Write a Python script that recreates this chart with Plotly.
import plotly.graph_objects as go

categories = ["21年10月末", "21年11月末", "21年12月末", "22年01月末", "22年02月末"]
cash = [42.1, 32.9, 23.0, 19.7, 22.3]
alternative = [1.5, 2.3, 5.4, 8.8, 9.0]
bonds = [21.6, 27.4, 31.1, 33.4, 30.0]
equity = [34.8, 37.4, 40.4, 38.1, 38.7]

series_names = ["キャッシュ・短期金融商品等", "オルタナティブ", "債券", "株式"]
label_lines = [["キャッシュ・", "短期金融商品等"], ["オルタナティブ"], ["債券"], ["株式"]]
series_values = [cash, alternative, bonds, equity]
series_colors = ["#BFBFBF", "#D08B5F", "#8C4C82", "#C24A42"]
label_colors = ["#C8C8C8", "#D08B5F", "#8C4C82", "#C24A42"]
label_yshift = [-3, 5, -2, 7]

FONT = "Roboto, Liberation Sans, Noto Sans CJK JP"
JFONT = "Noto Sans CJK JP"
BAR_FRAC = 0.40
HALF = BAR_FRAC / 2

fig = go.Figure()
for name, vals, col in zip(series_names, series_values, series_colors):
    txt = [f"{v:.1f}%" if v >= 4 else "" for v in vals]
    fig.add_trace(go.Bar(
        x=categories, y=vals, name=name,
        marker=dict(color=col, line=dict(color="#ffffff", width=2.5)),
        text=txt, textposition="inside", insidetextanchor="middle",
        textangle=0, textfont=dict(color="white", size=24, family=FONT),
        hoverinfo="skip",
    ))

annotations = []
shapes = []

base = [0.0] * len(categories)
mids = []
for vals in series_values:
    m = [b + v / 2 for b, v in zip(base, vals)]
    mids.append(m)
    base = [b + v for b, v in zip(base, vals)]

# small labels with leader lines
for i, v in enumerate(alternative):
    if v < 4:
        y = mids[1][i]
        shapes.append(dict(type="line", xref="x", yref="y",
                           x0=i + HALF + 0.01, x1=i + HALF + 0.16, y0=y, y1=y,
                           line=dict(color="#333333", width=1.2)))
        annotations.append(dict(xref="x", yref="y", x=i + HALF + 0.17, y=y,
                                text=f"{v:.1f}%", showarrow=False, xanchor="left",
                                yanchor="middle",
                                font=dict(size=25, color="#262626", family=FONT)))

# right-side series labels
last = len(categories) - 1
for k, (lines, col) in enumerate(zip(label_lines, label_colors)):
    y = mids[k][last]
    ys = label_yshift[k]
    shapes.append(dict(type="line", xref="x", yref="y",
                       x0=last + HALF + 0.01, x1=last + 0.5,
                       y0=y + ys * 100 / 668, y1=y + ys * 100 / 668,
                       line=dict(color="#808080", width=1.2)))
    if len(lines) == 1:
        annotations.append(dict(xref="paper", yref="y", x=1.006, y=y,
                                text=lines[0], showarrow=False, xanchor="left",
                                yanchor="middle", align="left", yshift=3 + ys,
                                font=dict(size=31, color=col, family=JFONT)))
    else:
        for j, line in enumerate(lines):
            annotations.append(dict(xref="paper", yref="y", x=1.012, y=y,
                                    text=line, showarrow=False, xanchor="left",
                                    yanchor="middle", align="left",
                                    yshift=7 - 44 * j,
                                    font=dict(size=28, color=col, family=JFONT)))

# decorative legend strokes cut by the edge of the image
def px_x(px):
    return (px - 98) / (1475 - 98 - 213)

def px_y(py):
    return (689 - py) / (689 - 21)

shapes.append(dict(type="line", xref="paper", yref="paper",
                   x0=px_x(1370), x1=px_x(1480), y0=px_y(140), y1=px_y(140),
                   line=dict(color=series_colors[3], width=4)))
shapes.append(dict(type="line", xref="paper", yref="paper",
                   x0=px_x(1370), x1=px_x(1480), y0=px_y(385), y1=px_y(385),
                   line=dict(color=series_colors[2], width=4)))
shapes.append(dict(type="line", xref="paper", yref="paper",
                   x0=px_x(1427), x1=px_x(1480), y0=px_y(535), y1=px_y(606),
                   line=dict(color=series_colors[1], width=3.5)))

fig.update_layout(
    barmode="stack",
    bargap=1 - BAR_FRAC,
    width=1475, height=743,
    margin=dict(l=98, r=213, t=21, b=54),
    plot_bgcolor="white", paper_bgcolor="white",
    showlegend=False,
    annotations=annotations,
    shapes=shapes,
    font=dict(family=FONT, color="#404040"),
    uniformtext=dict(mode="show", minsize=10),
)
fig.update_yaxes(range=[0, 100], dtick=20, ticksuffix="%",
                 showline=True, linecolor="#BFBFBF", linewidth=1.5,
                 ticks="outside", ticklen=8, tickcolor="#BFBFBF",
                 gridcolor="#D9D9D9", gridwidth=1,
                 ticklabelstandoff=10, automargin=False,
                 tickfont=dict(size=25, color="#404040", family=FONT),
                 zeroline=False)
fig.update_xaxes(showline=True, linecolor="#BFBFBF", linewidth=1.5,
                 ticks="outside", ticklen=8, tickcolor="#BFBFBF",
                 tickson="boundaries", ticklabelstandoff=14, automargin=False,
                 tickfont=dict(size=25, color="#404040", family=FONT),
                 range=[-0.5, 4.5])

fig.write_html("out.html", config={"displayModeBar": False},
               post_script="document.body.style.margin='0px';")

#### Task prompt
Produce an exact copy of the whole listing.

#### Response for this exercise
Write a Python script that recreates this chart with Plotly.
import plotly.graph_objects as go

categories = ["21年10月末", "21年11月末", "21年12月末", "22年01月末", "22年02月末"]
cash = [42.1, 32.9, 23.0, 19.7, 22.3]
alternative = [1.5, 2.3, 5.4, 8.8, 9.0]
bonds = [21.6, 27.4, 31.1, 33.4, 30.0]
equity = [34.8, 37.4, 40.4, 38.1, 38.7]

series_names = ["キャッシュ・短期金融商品等", "オルタナティブ", "債券", "株式"]
label_lines = [["キャッシュ・", "短期金融商品等"], ["オルタナティブ"], ["債券"], ["株式"]]
series_values = [cash, alternative, bonds, equity]
series_colors = ["#BFBFBF", "#D08B5F", "#8C4C82", "#C24A42"]
label_colors = ["#C8C8C8", "#D08B5F", "#8C4C82", "#C24A42"]
label_yshift = [-3, 5, -2, 7]

FONT = "Roboto, Liberation Sans, Noto Sans CJK JP"
JFONT = "Noto Sans CJK JP"
BAR_FRAC = 0.40
HALF = BAR_FRAC / 2

fig = go.Figure()
for name, vals, col in zip(series_names, series_values, series_colors):
    txt = [f"{v:.1f}%" if v >= 4 else "" for v in vals]
    fig.add_trace(go.Bar(
        x=categories, y=vals, name=name,
        marker=dict(color=col, line=dict(color="#ffffff", width=2.5)),
        text=txt, textposition="inside", insidetextanchor="middle",
        textangle=0, textfont=dict(color="white", size=24, family=FONT),
        hoverinfo="skip",
    ))

annotations = []
shapes = []

base = [0.0] * len(categories)
mids = []
for vals in series_values:
    m = [b + v / 2 for b, v in zip(base, vals)]
    mids.append(m)
    base = [b + v for b, v in zip(base, vals)]

# small labels with leader lines
for i, v in enumerate(alternative):
    if v < 4:
        y = mids[1][i]
        shapes.append(dict(type="line", xref="x", yref="y",
                           x0=i + HALF + 0.01, x1=i + HALF + 0.16, y0=y, y1=y,
                           line=dict(color="#333333", width=1.2)))
        annotations.append(dict(xref="x", yref="y", x=i + HALF + 0.17, y=y,
                                text=f"{v:.1f}%", showarrow=False, xanchor="left",
                                yanchor="middle",
                                font=dict(size=25, color="#262626", family=FONT)))

# right-side series labels
last = len(categories) - 1
for k, (lines, col) in enumerate(zip(label_lines, label_colors)):
    y = mids[k][last]
    ys = label_yshift[k]
    shapes.append(dict(type="line", xref="x", yref="y",
                       x0=last + HALF + 0.01, x1=last + 0.5,
                       y0=y + ys * 100 / 668, y1=y + ys * 100 / 668,
                       line=dict(color="#808080", width=1.2)))
    if len(lines) == 1:
        annotations.append(dict(xref="paper", yref="y", x=1.006, y=y,
                                text=lines[0], showarrow=False, xanchor="left",
                                yanchor="middle", align="left", yshift=3 + ys,
                                font=dict(size=31, color=col, family=JFONT)))
    else:
        for j, line in enumerate(lines):
            annotations.append(dict(xref="paper", yref="y", x=1.012, y=y,
                                    text=line, showarrow=False, xanchor="left",
                                    yanchor="middle", align="left",
                                    yshift=7 - 44 * j,
                                    font=dict(size=28, color=col, family=JFONT)))

# decorative legend strokes cut by the edge of the image
def px_x(px):
    return (px - 98) / (1475 - 98 - 213)

def px_y(py):
    return (689 - py) / (689 - 21)

shapes.append(dict(type="line", xref="paper", yref="paper",
                   x0=px_x(1370), x1=px_x(1480), y0=px_y(140), y1=px_y(140),
                   line=dict(color=series_colors[3], width=4)))
shapes.append(dict(type="line", xref="paper", yref="paper",
                   x0=px_x(1370), x1=px_x(1480), y0=px_y(385), y1=px_y(385),
                   line=dict(color=series_colors[2], width=4)))
shapes.append(dict(type="line", xref="paper", yref="paper",
                   x0=px_x(1427), x1=px_x(1480), y0=px_y(535), y1=px_y(606),
                   line=dict(color=series_colors[1], width=3.5)))

fig.update_layout(
    barmode="stack",
    bargap=1 - BAR_FRAC,
    width=1475, height=743,
    margin=dict(l=98, r=213, t=21, b=54),
    plot_bgcolor="white", paper_bgcolor="white",
    showlegend=False,
    annotations=annotations,
    shapes=shapes,
    font=dict(family=FONT, color="#404040"),
    uniformtext=dict(mode="show", minsize=10),
)
fig.update_yaxes(range=[0, 100], dtick=20, ticksuffix="%",
                 showline=True, linecolor="#BFBFBF", linewidth=1.5,
                 ticks="outside", ticklen=8, tickcolor="#BFBFBF",
                 gridcolor="#D9D9D9", gridwidth=1,
                 ticklabelstandoff=10, automargin=False,
                 tickfont=dict(size=25, color="#404040", family=FONT),
                 zeroline=False)
fig.update_xaxes(showline=True, linecolor="#BFBFBF", linewidth=1.5,
                 ticks="outside", ticklen=8, tickcolor="#BFBFBF",
                 tickson="boundaries", ticklabelstandoff=14, automargin=False,
                 tickfont=dict(size=25, color="#404040", family=FONT),
                 range=[-0.5, 4.5])

fig.write_html("out.html", config={"displayModeBar": False},
               post_script="document.body.style.margin='0px';")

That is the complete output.